Now, blending open and closed source isn't exactly new or news. The development strategies of IBM, Novell, RedHat, Sun, Apple, Oracle, BEA and a host of other major software outfits have all shifted from completely closed to a mix of open/closed over the last several years.
The idea behind IBM's approach is to incorporate some of the techniques of open source into their internal more traditional top-down methodology. However, there is a striking statement in the opening paragraph of Mr. Heintzman's seemingly innocuous corporate-message-laden interview: "...we have decided to move to a new development methodology."

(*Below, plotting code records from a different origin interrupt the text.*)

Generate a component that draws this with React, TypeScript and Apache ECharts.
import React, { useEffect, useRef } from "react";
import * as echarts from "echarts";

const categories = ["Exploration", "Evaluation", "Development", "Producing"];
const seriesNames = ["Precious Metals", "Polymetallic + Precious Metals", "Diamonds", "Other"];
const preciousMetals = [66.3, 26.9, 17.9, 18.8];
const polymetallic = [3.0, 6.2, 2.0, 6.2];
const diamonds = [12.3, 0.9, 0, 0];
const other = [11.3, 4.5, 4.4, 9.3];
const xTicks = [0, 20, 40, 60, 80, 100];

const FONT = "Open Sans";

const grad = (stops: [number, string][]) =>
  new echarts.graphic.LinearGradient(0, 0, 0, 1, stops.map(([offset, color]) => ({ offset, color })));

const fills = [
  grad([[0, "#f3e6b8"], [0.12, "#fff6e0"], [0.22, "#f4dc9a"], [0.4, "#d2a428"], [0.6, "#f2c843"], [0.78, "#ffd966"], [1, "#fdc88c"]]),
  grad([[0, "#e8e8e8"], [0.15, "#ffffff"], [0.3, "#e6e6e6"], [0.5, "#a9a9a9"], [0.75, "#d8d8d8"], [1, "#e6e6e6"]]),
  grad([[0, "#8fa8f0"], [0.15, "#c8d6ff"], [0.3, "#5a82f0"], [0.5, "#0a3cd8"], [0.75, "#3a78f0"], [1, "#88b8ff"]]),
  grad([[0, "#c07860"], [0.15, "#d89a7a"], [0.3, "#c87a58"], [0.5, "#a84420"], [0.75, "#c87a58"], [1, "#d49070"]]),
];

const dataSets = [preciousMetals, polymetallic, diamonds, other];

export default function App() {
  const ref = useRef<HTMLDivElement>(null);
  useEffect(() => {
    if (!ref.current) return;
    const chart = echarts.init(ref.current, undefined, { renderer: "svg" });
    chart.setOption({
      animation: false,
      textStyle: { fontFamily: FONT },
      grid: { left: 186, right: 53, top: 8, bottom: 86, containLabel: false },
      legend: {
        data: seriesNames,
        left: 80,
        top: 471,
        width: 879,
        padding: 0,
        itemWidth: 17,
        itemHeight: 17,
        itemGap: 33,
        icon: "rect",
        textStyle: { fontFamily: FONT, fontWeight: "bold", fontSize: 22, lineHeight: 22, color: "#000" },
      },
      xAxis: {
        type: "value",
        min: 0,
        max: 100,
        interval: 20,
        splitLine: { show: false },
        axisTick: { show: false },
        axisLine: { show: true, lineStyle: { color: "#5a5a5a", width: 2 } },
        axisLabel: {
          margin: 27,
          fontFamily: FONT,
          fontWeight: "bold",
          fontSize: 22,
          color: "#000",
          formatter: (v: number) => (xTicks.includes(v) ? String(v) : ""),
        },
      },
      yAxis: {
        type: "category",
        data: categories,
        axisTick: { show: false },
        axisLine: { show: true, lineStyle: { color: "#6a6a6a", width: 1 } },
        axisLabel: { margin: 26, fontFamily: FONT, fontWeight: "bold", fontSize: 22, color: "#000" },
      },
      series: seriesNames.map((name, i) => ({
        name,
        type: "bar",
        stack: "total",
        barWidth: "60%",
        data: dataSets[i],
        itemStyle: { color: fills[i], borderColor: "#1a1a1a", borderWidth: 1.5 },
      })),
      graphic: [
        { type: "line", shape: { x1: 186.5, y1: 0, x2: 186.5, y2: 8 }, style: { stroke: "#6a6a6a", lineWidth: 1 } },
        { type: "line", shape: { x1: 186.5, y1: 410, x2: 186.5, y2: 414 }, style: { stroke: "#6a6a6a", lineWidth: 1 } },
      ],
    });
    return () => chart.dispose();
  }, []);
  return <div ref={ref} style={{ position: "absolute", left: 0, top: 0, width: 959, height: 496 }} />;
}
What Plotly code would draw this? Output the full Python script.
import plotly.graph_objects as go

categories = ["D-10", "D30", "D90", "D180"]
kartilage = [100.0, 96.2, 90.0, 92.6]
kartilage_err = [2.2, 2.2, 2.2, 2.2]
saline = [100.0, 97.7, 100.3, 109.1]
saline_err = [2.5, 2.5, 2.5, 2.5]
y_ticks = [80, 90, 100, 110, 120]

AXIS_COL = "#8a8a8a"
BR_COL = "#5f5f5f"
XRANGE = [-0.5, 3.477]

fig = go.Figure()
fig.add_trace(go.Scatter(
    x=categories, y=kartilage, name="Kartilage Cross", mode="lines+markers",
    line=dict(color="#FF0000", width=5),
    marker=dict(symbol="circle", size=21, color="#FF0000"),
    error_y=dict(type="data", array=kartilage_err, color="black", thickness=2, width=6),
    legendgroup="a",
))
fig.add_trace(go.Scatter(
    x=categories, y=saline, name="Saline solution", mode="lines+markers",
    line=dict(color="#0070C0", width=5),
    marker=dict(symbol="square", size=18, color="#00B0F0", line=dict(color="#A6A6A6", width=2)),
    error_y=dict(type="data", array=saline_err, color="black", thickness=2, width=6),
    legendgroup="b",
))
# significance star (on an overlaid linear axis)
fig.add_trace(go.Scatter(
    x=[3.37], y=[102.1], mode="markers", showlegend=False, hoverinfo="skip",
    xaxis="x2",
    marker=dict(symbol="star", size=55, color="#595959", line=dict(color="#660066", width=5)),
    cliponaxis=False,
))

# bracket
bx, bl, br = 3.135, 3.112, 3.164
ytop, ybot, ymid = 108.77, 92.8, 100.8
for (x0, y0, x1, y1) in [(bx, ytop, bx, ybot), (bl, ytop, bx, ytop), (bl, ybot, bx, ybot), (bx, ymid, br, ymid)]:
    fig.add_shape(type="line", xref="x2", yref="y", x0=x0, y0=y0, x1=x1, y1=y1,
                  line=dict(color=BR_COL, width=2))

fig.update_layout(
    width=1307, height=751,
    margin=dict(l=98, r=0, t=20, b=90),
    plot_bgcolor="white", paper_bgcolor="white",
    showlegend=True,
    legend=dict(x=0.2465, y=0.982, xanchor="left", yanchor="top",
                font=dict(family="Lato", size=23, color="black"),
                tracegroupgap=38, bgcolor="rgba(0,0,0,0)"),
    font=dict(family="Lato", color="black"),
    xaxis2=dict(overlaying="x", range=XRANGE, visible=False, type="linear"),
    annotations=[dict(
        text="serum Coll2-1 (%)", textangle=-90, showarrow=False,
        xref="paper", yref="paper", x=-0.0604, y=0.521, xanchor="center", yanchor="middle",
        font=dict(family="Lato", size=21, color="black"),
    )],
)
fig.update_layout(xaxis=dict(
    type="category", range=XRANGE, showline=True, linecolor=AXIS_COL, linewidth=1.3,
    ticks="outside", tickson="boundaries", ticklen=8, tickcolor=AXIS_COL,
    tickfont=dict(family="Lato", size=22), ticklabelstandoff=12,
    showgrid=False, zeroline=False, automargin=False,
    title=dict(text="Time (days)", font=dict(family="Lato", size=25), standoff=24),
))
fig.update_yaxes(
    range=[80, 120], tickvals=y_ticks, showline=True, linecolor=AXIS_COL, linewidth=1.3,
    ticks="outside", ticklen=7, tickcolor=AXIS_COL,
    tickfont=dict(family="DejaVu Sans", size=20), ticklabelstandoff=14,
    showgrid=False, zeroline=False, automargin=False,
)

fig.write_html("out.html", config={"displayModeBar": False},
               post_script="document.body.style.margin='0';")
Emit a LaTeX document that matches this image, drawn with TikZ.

That's right - IBM, the company that owns Rational and that stalwart of the corporate IT development shop, the Rational Unified Process - has decided to move to a new development methodology.
Continuing the dissection, another quote from Mr. Heintzman: "Increasingly our products are assembled from components instead of architected from the top down." The most prevalent example of this approach is the open source Eclipse project, the framework for which is now being used in IBM products such as Lotus Notes and Rational Application Developer, which combines the previously separate WebSphere IDE and Rational modeling and testing tools into one application.
Heintzman goes on to describe another area where IBM's Community Source initiative borrows from open source: "...there's also a tremendous amount of potential innovation that is locked up in the heads of the front line programmers and we try to liberate that creativity and the innovative potential of all of those people."
Though the concept of developer-driven software projects is a central tenet of the open source community, another example of a group which takes this approach immediately comes to mind - one of IBM's key up-and-coming competitors - Google. A number of key popular Google features have started as the brainchild of one of their developers. From IBM's perspective, if they allow their own developers to take the lead in launching projects internally, the chances of creating a Google-killer increases. Of course, later on in the article Heintzman basically shoots this idea in the foot, by acknowledging that IBM doesn't necessarily allow developers to work on projects that they aren't specifically assigned to, as Google does.
Still, there is a stark contrast between the rigorous business-driven approach espoused by Rational and the concept of developer-driven projects. While it remains to be seen if IBM's internal shift will have any impact on the way they approach communicating the Rational Unified Process to customers, it is interesting to see that lighter weight methodologies like Agile and XP which are readily used in open source development could potentially have ramifications for the more stringent RUP.